Figure 6.

Proposed model of TβR signaling pathway in normal human keratinocytes and squamous carcinoma cells. In normal human keratinocytes (exemplified by HaCaT cells), TGFβ binds to the TβRII and activates the classic Smad2/3 pathway via TβRI (Alk-5). In addition, our studies indicate that TGFβ can activate BMP-Smads (Smad1 and Smad5) in a TβRI (Alk-5)-dependent manner. In analogy with endothelial cells, we assume that one of the BMP type I receptors is involved in this process (Alk-x), with Alk-2 being the leading candidate. Moreover, one might speculate that the Smad2/3 arm of the signaling pathway mediates the homeostatic function of TGFβ, whereas the Smad1/5 arm is involved in the tissue injury response. In the case of some cancer-associated TβRII mutants (exemplified by TβRII^E526Q in SqCC/Y1 cells), both arms of the TGFβ/Smad pathway are abrogated. In contrast, in the case of TβRII^R537P-mutant A253 cells, the TβRII/Alk-5/Smad2/3 pathway is also abrogated, resulting in loss of TGFβ-mediated growth control.
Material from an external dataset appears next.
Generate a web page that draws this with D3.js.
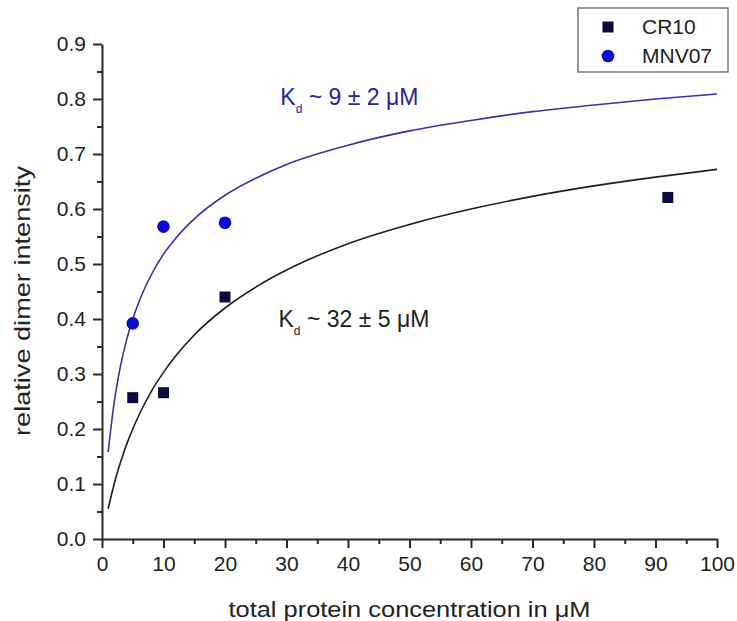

However, the Smad1/5 pathway is constitutively activated in an Alk-5-independent manner, apparently resulting in increased EMT, cell migration, and invasion. Thus, this type of mutant has a dual-function phenotype, associated with loss of one arm of the TGFβ/Smad pathway and activation of the second arm. Moreover, our studies indicate that this gain of function is inhibitable by the dual-receptor kinase inhibitor LY2109761, while it is resistant to selective TβRI kinase inhibitors.